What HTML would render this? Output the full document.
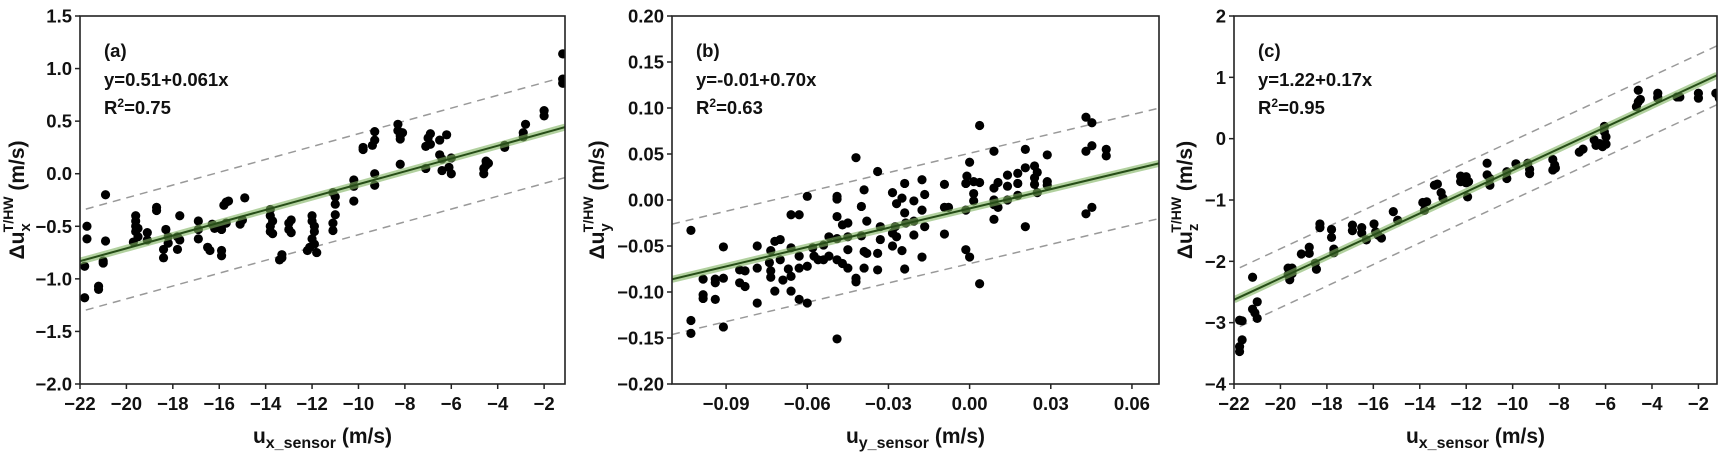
<!DOCTYPE html>
<html><head><meta charset="utf-8">
<style>
html,body{margin:0;padding:0;background:#fff;overflow:hidden;}
svg{display:block;font-family:"Liberation Sans",Arial,sans-serif;font-weight:bold;}
</style></head>
<body>
<svg id="fig" width="1724" height="458" viewBox="0 0 1724 458" xmlns="http://www.w3.org/2000/svg"></svg>
<script>
// ---------- Panel (a) data ----------
const aX = [-21.8,-21.8,-21.7,-21.7,-21.2,-21.2,-21,-21,-20.9,-20.9,-19.7,-19.6,-19.6,-19.6,-19.6,-19.5,-19.5,-19.1,-19.1,-18.7,-18.7,-18.4,-18.4,-18.3,-18.2,-18.2,-17.8,-17.8,-17.7,-17.7,-16.9,-16.9,-16.9,-16.5,-16.4,-16.3,-16.2,-16,-15.9,-15.9,-15.9,-15.8,-15.7,-15.6,-15.7,-15.1,-15,-14.9,-13.8,-13.8,-13.7,-13.8,-13.8,-13.7,-13.4,-13.3,-13.3,-13,-13,-12.9,-12.9,-12.2,-12.1,-12,-12,-12,-11.9,-11.9,-11.9,-11.8,-11.1,-11.1,-11.1,-11,-11,-11,-10.2,-10.2,-10.2,-9.8,-9.8,-9.4,-9.3,-9.3,-9.3,-9.3,-8.3,-8.3,-8.2,-8.2,-8.1,-8.2,-7.1,-7.1,-7,-6.9,-6.9,-6.5,-6.4,-6.4,-6.5,-6.2,-6.1,-6,-6,-4.6,-4.6,-4.5,-4.5,-4.4,-3.7,-3.7,-2.9,-2.9,-2.8,-2,-2,-1.2,-1.2,-1.2];
const aY = [-0.88,-1.18,-0.5,-0.62,-1.07,-1.1,-0.83,-0.85,-0.2,-0.64,-0.65,-0.4,-0.45,-0.5,-0.55,-0.52,-0.6,-0.56,-0.63,-0.32,-0.35,-0.72,-0.8,-0.53,-0.6,-0.66,-0.6,-0.72,-0.4,-0.63,-0.45,-0.53,-0.62,-0.7,-0.73,-0.48,-0.52,-0.5,-0.53,-0.73,-0.78,-0.3,-0.27,-0.26,-0.47,-0.48,-0.44,-0.23,-0.34,-0.4,-0.45,-0.5,-0.55,-0.57,-0.82,-0.77,-0.8,-0.47,-0.53,-0.56,-0.44,-0.73,-0.7,-0.4,-0.45,-0.62,-0.67,-0.5,-0.55,-0.75,-0.18,-0.47,-0.54,-0.22,-0.29,-0.39,-0.06,-0.12,-0.26,0.23,0.25,0.27,0.32,0.4,0,-0.11,0.47,0.41,0.36,0.33,0.39,0.09,0.26,0.05,0.34,0.38,0.28,0.18,0.14,0.03,0.32,0.37,0.06,0.15,0,0,0.05,0.12,0.08,0.1,0.27,0.25,0.35,0.39,0.47,0.55,0.6,1.14,0.86,0.9];
const aFit = [0.51, 0.061, 0.48]; // intercept, slope, band half-width
const aXTicks = [-22,-20,-18,-16,-14,-12,-10,-8,-6,-4,-2];
const aYTicks = [1.5,1.0,0.5,0.0,-0.5,-1.0,-1.5,-2.0];
const aYTickLabels = ["1.5","1.0","0.5","0.0","−0.5","−1.0","−1.5","−2.0"];

// ---------- Panel (b) data ----------
const bX = [-0.103,-0.103,-0.103,-0.0985,-0.0985,-0.0985,-0.094,-0.094,-0.094,-0.091,-0.091,-0.091,-0.085,-0.085,-0.083,-0.083,-0.0785,-0.0785,-0.0785,-0.074,-0.0735,-0.0735,-0.0735,-0.072,-0.072,-0.07,-0.07,-0.069,-0.067,-0.066,-0.066,-0.066,-0.066,-0.063,-0.063,-0.063,-0.063,-0.06,-0.06,-0.06,-0.058,-0.0575,-0.056,-0.054,-0.054,-0.052,-0.052,-0.049,-0.049,-0.049,-0.049,-0.049,-0.049,-0.047,-0.047,-0.045,-0.045,-0.045,-0.045,-0.042,-0.042,-0.042,-0.04,-0.04,-0.039,-0.039,-0.038,-0.038,-0.039,-0.034,-0.034,-0.034,-0.033,-0.033,-0.0285,-0.0285,-0.0285,-0.0275,-0.027,-0.027,-0.025,-0.025,-0.024,-0.024,-0.024,-0.0236,-0.0206,-0.0206,-0.0206,-0.0176,-0.0176,-0.0176,-0.0166,-0.0166,-0.0093,-0.0093,-0.0093,-0.0078,-0.0014,-0.0014,-0.0014,-0.001,0,0,0.0015,0.0015,0.0015,0.0037,0.0037,0.0037,0.009,0.009,0.009,0.009,0.009,0.0105,0.0105,0.014,0.014,0.014,0.0178,0.0178,0.0178,0.0206,0.0206,0.0206,0.024,0.024,0.024,0.025,0.025,0.0287,0.0287,0.0287,0.043,0.043,0.043,0.0452,0.0452,0.0452,0.0505,0.0505];
const bY = [-0.033,-0.131,-0.145,-0.086,-0.103,-0.107,-0.086,-0.09,-0.108,-0.085,-0.051,-0.138,-0.076,-0.09,-0.094,-0.077,-0.05,-0.074,-0.112,-0.068,-0.055,-0.077,-0.084,-0.045,-0.099,-0.043,-0.065,-0.087,-0.075,-0.016,-0.052,-0.083,-0.099,-0.016,-0.061,-0.074,-0.108,0.004,-0.112,-0.072,-0.052,-0.061,-0.065,-0.049,-0.065,-0.04,-0.061,-0.018,0.001,0.004,-0.042,-0.065,-0.151,-0.027,-0.069,-0.04,-0.054,-0.025,-0.074,0.046,-0.085,-0.089,-0.039,-0.007,0.011,-0.056,-0.058,-0.023,-0.074,0.031,-0.058,-0.076,-0.029,-0.043,0.008,-0.036,-0.05,-0.029,-0.004,-0.04,0.002,-0.055,0.018,-0.014,-0.075,-0.025,-0.001,-0.038,-0.023,0.022,-0.011,-0.062,0.006,-0.029,0.017,-0.008,-0.037,-0.008,0.018,-0.011,-0.054,0.026,0.041,-0.062,0.007,-0.001,0.02,0.081,0.019,-0.091,0.053,0.013,0,-0.005,-0.021,0.019,-0.008,0.027,0.015,0,0.029,0.018,0.005,0.055,0.035,-0.029,0.037,0.024,0.017,0.03,0.008,0.049,0.02,0.016,0.09,0.053,-0.015,0.084,0.059,-0.008,0.055,0.048];
const bFit = [-0.0092, 0.70, 0.06];
const bXTicks = [-0.09,-0.06,-0.03,0.00,0.03,0.06];
const bXTickLabels = ["−0.09","−0.06","−0.03","0.00","0.03","0.06"];
const bYTicks = [0.20,0.15,0.10,0.05,0.00,-0.05,-0.10,-0.15,-0.20];
const bYTickLabels = ["0.20","0.15","0.10","0.05","0.00","−0.05","−0.10","−0.15","−0.20"];

// ---------- Panel (c) data ----------
const cX = [-21.76,-21.76,-21.76,-21.65,-21.65,-21.2,-21.2,-21.1,-21,-21,-19.67,-19.67,-19.6,-19.5,-19.5,-19.1,-18.76,-18.76,-18.5,-18.45,-18.3,-18.3,-17.8,-17.8,-17.7,-17.7,-16.9,-16.9,-16.5,-16.5,-16.3,-15.97,-15.9,-15.8,-15.65,-15.14,-14.95,-13.87,-13.8,-13.7,-13.37,-13.24,-13.08,-13,-12.24,-12.24,-12,-12,-11.94,-11.9,-11.1,-11.1,-10.98,-10.98,-10.25,-10.25,-9.86,-9.35,-9.27,-9.27,-8.27,-8.19,-8.16,-8.27,-7.13,-6.97,-6.49,-6.41,-6.25,-6.13,-6.05,-6.05,-5.98,-5.98,-4.59,-4.67,-4.59,-4.5,-3.75,-3.75,-3.75,-2.92,-2.8,-2,-2,-1.25,-1.1];
const cY = [-2.96,-3.39,-3.47,-3.28,-2.97,-2.26,-2.78,-2.84,-2.66,-2.93,-2.11,-2.22,-2.3,-2.11,-2.2,-1.88,-1.77,-1.87,-2.03,-2.13,-1.39,-1.45,-1.48,-1.61,-1.8,-1.86,-1.41,-1.5,-1.45,-1.54,-1.65,-1.39,-1.52,-1.57,-1.62,-1.19,-1.33,-1.04,-1.17,-1.03,-0.76,-0.74,-0.88,-0.97,-0.61,-0.7,-0.62,-0.72,-0.95,-0.7,-0.4,-0.59,-0.76,-0.65,-0.54,-0.65,-0.41,-0.4,-0.5,-0.57,-0.34,-0.43,-0.48,-0.51,-0.22,-0.17,-0.02,-0.11,-0.08,-0.13,0.2,0.11,0.03,-0.09,0.79,0.52,0.6,0.64,0.74,0.66,0.68,0.68,0.68,0.74,0.66,0.74,0.66];
const cFit = [1.245, 0.176, 0.48];
const cXTicks = [-22,-20,-18,-16,-14,-12,-10,-8,-6,-4,-2];
const cYTicks = [2,1,0,-1,-2,-3,-4];
const cYTickLabels = ["2","1","0","−1","−2","−3","−4"];

const NS = "http://www.w3.org/2000/svg";
const fig = document.getElementById('fig');
function mk(tag, attrs, parent){
  const e = document.createElementNS(NS, tag);
  for (const k in attrs) e.setAttribute(k, attrs[k]);
  (parent||fig).appendChild(e);
  return e;
}
function neg(v){ return String(v).replace('-', '−'); }

function panel(cfg){
  const g = mk('g', {});
  
  
  const L=cfg.box[0], R=cfg.box[1], T=16, B=384;
  const sx = v => L + (v - cfg.xlim[0]) / (cfg.xlim[1]-cfg.xlim[0]) * (R-L);
  const sy = v => B - (v - cfg.ylim[0]) / (cfg.ylim[1]-cfg.ylim[0]) * (B-T);
  const clip = 'clip-'+cfg.name;
  const cp = mk('clipPath', {id: clip}, g);
  mk('rect', {x:L, y:T, width:R-L, height:B-T}, cp);
  const plot = mk('g', {'clip-path':'url(#'+clip+')'}, g);

  const [a, b, hw] = cfg.fit;
  const x0 = cfg.dashStart, x1 = cfg.xlim[1];
  [hw, -hw].forEach((off, i) => {
    const l = mk('line', {x1:sx(x0), y1:sy(a+b*x0+off), x2:sx(x1), y2:sy(a+b*x1+off), stroke:'#999', 'stroke-width':1.5, 'stroke-dasharray':'8,6'}, plot);
    
    
  });
  const pts = mk('g', {}, plot);
  
  
  cfg.xs.forEach((x, i) => {
    const c = mk('circle', {cx:sx(x), cy:sy(cfg.ys[i]), r:4.6, fill:'#000'}, pts);
    
    
  });
  const fx0 = cfg.xlim[0];
  const band = mk('line', {x1:sx(fx0), y1:sy(a+b*fx0), x2:sx(x1), y2:sy(a+b*x1), stroke:'#7fb35f', 'stroke-opacity':0.6, 'stroke-width':7}, plot);
  
  
  const fl = mk('line', {x1:sx(fx0), y1:sy(a+b*fx0), x2:sx(x1), y2:sy(a+b*x1), stroke:'#264d17', 'stroke-width':2}, plot);
  
  

  const fr = mk('rect', {x:L, y:T, width:R-L, height:B-T, fill:'none', stroke:'#222', 'stroke-width':1.6}, g);
  
  
  cfg.xticks.forEach((t, i) => {
    mk('line', {x1:sx(t), y1:B, x2:sx(t), y2:B+5, stroke:'#222', 'stroke-width':1.5}, g);
    const tx = mk('text', {x:sx(t), y:B+26, 'text-anchor':'middle', 'font-size':18.5, fill:'#111'}, g);
    tx.textContent = cfg.xtl ? cfg.xtl[i] : neg(t);
    
    
  });
  cfg.yticks.forEach((t, i) => {
    mk('line', {x1:L-5, y1:sy(t), x2:L, y2:sy(t), stroke:'#222', 'stroke-width':1.5}, g);
    const tx = mk('text', {x:L-8, y:sy(t)+6.5, 'text-anchor':'end', 'font-size':18.5, fill:'#111'}, g);
    tx.textContent = cfg.ytl[i];
    
    
  });
  const an = mk('g', {'font-size':18.5, fill:'#111'}, g);
  
  
  const ax = L + 24;
  mk('text', {x:ax, y:57}, an).textContent = cfg.tag;
  mk('text', {x:ax, y:86}, an).textContent = cfg.eq;
  const r2 = mk('text', {x:ax, y:114}, an);
  r2.innerHTML = 'R<tspan dy="-7" font-size="12">2</tspan><tspan dy="7">=' + cfg.r2 + '</tspan>';
  const xt = mk('text', {x:(L+R)/2, y:B+59, 'text-anchor':'middle', 'font-size':21, fill:'#111'}, g);
  xt.innerHTML = 'u<tspan dy="5" font-size="16">' + cfg.xsub + '</tspan><tspan dy="-5"> (m/s)</tspan>';
  
  
  const yt = mk('text', {x:0, y:0, 'text-anchor':'middle', 'font-size':21, fill:'#111', transform:'translate('+(cfg.ytx)+',200) rotate(-90)'}, g);
  yt.innerHTML = 'Δu<tspan dy="6" font-size="15">' + cfg.ysub + '</tspan><tspan dx="-9" dy="-17" font-size="14">T/HW</tspan><tspan dy="11"> (m/s)</tspan>';
  
  
}

panel({name:'panel-a', box:[80,565], xlim:[-22,-1.1], ylim:[-2,1.5], xs:aX, ys:aY, fit:aFit, dashStart:-21.75,
  xticks:aXTicks, yticks:aYTicks, ytl:aYTickLabels, tag:'(a)', eq:'y=0.51+0.061x', r2:'0.75', xsub:'x_sensor', ysub:'x', ytx:24});
panel({name:'panel-b', box:[672,1159], xlim:[-0.11,0.07], ylim:[-0.2,0.2], xs:bX, ys:bY, fit:bFit, dashStart:-0.11,
  xticks:bXTicks, xtl:bXTickLabels, yticks:bYTicks, ytl:bYTickLabels, tag:'(b)', eq:'y=-0.01+0.70x', r2:'0.63', xsub:'y_sensor', ysub:'y', ytx:604});
panel({name:'panel-c', box:[1234,1717], xlim:[-22,-1.2], ylim:[-4,2], xs:cX, ys:cY, fit:cFit, dashStart:-21.75,
  xticks:cXTicks, yticks:cYTicks, ytl:cYTickLabels, tag:'(c)', eq:'y=1.22+0.17x', r2:'0.95', xsub:'x_sensor', ysub:'z', ytx:1192});
</script>
</body></html>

----

• [GIVEN PROBLEM]
Tell how many lines contain the word "document", using only the number.

• [OUTPUT OF THE EXERCISE]
3